- Problem to solve -
Give again exactly the lines that run from the start of the records to the line holding "from bokeh.resources import INLINE", both ends counted. Do not include the pictures.

- Provided information -
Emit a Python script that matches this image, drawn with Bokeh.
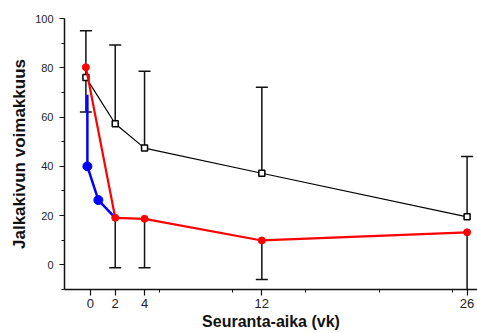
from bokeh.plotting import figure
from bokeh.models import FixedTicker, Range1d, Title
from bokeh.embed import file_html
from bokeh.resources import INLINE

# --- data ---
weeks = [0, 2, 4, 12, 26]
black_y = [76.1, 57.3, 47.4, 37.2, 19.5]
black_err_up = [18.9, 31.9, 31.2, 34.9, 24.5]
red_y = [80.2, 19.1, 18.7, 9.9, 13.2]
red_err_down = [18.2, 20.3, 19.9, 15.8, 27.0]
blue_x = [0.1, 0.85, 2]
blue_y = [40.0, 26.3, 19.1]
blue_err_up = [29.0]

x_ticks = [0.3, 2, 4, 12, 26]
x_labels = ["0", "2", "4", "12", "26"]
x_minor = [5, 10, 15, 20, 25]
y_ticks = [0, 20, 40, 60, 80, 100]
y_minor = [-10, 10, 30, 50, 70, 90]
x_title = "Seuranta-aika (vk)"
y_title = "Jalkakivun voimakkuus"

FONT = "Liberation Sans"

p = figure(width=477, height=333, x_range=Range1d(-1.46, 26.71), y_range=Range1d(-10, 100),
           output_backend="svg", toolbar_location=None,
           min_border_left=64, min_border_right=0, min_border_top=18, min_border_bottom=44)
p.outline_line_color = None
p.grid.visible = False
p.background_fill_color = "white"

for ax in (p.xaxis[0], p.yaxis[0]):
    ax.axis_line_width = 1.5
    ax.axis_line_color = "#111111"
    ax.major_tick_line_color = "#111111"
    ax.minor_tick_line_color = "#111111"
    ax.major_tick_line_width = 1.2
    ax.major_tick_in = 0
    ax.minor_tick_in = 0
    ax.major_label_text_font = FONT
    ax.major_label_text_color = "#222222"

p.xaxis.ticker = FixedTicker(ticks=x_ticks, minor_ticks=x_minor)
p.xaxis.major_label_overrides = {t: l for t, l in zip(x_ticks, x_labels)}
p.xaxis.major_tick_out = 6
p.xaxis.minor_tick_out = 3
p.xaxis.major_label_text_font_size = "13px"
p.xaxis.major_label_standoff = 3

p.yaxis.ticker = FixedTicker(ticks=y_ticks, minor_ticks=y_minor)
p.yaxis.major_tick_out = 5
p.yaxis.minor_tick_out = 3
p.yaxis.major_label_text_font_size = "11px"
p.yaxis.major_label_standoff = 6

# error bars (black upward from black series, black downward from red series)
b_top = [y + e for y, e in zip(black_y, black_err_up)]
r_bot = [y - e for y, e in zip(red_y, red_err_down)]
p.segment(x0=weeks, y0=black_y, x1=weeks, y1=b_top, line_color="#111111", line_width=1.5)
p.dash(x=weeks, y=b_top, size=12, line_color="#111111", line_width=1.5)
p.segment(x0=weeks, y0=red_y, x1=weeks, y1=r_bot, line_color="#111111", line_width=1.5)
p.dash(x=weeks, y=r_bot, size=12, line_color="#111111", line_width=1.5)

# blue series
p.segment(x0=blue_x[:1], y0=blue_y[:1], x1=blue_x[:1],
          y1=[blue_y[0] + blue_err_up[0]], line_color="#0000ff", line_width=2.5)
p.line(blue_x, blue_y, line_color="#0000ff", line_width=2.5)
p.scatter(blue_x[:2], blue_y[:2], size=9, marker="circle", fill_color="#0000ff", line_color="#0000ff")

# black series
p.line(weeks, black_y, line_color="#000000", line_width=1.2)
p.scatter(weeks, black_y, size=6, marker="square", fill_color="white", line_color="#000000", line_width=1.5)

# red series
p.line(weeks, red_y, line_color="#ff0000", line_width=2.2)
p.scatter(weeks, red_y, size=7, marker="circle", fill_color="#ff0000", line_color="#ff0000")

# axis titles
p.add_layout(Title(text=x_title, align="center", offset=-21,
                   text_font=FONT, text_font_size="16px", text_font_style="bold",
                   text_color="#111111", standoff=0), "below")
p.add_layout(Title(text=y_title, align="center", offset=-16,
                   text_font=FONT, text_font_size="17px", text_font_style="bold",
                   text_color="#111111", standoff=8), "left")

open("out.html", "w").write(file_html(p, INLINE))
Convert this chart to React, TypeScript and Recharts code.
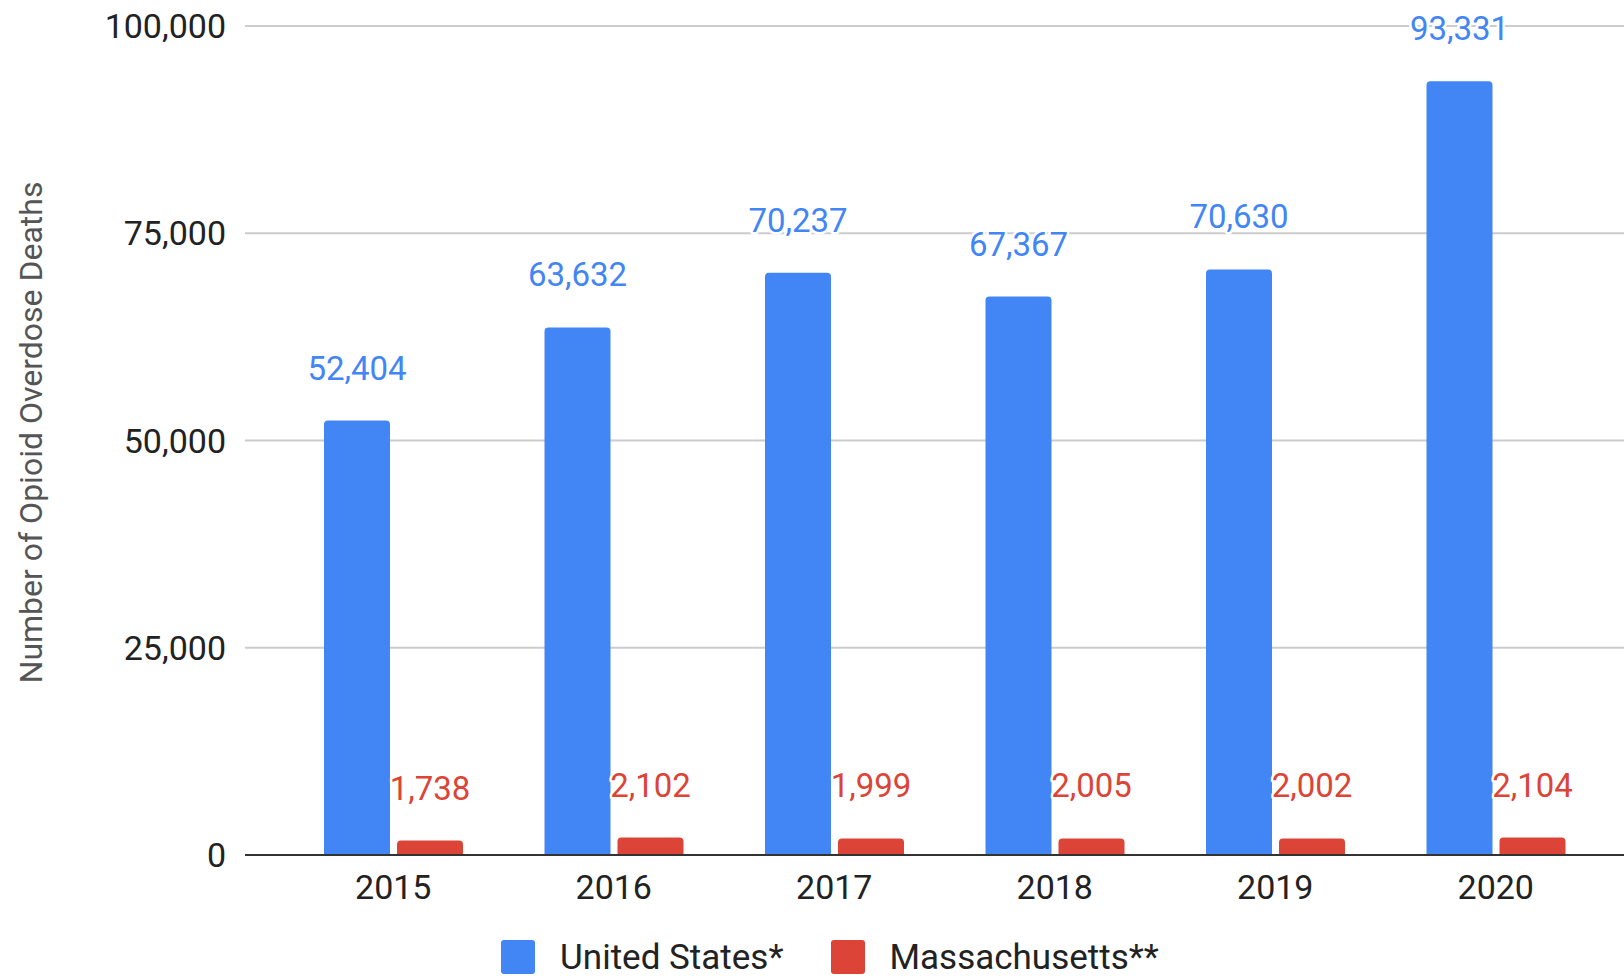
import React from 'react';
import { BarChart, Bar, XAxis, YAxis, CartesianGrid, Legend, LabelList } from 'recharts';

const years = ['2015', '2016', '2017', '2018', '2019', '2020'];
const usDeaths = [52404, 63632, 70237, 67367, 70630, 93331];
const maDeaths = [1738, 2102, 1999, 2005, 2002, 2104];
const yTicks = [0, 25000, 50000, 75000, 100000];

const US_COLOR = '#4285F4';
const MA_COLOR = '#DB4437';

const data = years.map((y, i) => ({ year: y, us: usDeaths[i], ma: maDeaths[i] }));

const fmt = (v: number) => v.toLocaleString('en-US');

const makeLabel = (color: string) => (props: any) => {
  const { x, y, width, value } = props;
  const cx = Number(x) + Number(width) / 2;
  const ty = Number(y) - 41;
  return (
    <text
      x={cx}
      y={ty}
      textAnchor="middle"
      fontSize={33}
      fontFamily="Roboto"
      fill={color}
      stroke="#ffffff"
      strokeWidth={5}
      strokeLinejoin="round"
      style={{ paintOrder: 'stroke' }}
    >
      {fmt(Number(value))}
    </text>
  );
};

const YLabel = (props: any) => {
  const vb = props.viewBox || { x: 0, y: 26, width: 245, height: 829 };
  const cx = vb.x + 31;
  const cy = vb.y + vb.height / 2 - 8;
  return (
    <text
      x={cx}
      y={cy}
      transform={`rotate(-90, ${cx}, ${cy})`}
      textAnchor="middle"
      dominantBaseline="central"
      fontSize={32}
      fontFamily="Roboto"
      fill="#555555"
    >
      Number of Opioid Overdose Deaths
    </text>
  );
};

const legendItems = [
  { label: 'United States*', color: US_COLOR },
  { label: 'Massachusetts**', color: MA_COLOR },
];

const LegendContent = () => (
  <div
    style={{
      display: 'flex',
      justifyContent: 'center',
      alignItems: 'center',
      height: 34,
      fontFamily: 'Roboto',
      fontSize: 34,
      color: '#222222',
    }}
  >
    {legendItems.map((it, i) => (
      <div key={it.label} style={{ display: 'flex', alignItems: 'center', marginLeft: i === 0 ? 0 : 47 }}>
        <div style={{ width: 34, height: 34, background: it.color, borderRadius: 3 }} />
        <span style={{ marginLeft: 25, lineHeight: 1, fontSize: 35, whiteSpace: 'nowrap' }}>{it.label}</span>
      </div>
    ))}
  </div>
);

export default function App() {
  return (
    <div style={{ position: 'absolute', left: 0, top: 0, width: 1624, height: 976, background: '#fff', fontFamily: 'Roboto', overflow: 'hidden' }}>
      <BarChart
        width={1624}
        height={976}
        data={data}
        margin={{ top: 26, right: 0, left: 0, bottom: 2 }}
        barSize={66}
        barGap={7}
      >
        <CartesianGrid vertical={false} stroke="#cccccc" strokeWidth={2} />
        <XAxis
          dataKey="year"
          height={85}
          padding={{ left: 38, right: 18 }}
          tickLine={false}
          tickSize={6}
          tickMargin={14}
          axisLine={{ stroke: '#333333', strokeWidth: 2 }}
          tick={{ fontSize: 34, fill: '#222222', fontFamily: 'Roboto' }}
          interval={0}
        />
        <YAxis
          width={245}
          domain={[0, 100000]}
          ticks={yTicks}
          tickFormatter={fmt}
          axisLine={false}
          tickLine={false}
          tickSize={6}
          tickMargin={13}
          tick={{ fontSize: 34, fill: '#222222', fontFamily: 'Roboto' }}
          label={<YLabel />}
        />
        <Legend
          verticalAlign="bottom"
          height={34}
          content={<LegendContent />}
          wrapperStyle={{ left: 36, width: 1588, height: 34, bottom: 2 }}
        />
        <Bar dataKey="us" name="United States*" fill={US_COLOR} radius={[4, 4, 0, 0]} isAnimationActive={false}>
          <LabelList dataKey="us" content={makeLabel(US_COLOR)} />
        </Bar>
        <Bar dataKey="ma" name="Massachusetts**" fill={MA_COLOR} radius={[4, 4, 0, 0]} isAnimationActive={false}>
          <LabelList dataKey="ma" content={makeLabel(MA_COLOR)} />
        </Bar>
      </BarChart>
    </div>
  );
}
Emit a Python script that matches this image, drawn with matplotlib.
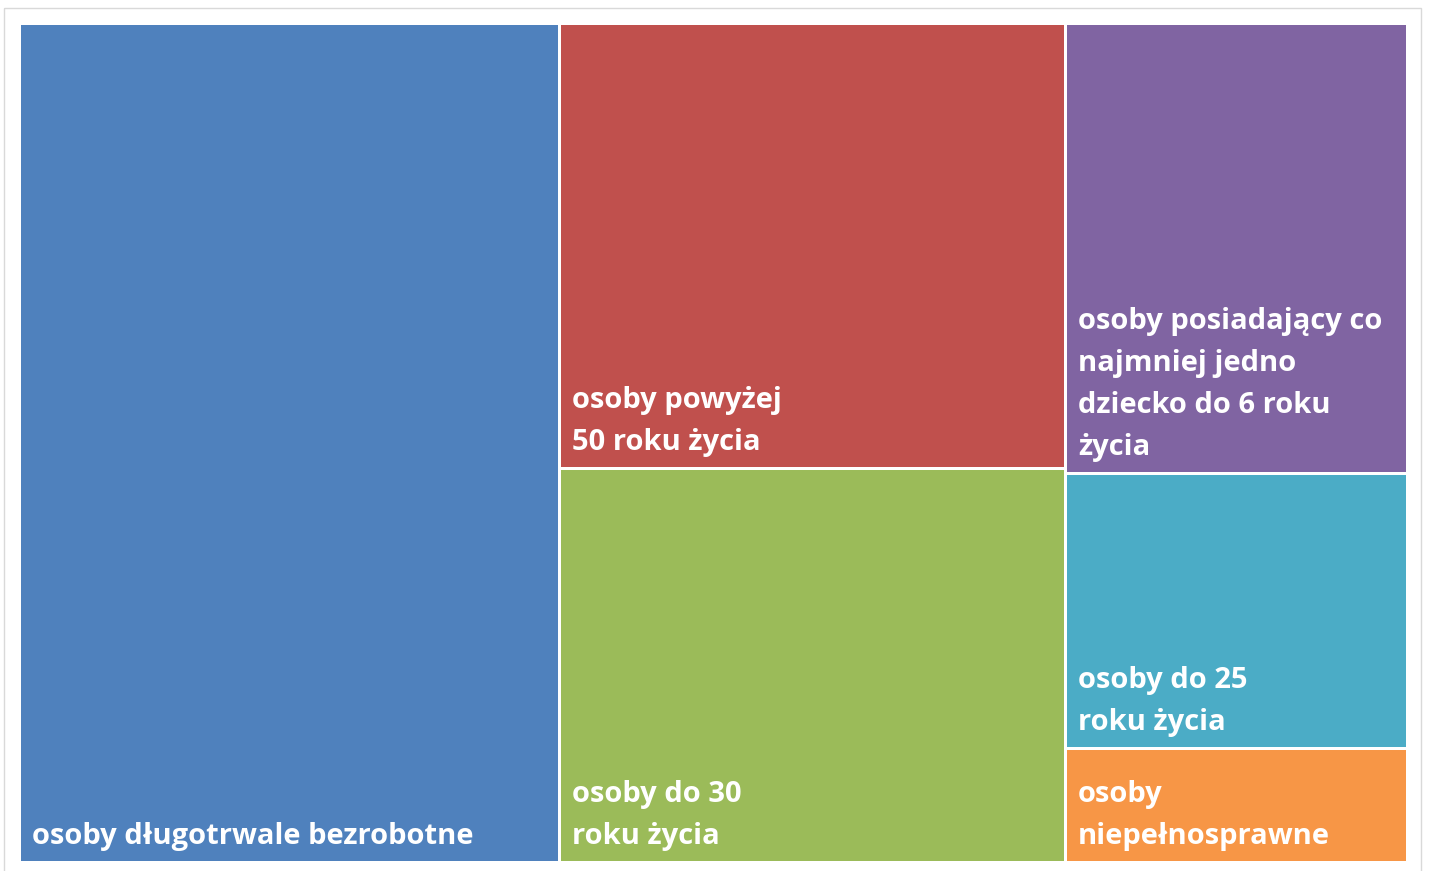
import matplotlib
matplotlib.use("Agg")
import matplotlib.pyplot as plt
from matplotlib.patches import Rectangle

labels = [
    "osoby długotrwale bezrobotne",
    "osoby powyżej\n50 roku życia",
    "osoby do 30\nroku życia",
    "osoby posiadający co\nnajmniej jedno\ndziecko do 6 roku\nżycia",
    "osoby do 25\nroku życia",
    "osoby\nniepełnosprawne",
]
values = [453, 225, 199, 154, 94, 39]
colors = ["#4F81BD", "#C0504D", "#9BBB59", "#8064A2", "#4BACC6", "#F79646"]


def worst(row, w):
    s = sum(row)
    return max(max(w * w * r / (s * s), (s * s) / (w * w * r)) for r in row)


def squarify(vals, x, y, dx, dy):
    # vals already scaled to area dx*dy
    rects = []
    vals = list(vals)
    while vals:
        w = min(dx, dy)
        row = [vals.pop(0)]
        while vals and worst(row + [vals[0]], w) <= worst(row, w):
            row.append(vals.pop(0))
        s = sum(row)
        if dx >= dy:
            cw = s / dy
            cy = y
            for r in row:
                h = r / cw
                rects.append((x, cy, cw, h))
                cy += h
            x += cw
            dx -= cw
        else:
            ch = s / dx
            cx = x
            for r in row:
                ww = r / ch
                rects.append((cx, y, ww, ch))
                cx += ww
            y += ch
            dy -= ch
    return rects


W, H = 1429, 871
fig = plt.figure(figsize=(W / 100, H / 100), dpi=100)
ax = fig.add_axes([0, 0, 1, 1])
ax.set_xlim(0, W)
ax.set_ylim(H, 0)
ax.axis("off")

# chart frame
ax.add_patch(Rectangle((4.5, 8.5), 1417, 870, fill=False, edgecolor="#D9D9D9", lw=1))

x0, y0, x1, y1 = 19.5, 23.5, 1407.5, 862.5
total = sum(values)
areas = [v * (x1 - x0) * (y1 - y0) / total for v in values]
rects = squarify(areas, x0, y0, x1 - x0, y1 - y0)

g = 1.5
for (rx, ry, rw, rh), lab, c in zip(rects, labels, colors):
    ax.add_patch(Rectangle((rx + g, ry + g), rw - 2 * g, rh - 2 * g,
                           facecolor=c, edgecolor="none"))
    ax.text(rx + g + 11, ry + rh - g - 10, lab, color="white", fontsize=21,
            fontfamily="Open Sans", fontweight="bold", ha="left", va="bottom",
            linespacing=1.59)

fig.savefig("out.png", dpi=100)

- Result -
Emit a Python script that matches this image, drawn with Bokeh.
from bokeh.plotting import figure
from bokeh.models import FixedTicker, Range1d, Title
from bokeh.embed import file_html
from bokeh.resources import INLINE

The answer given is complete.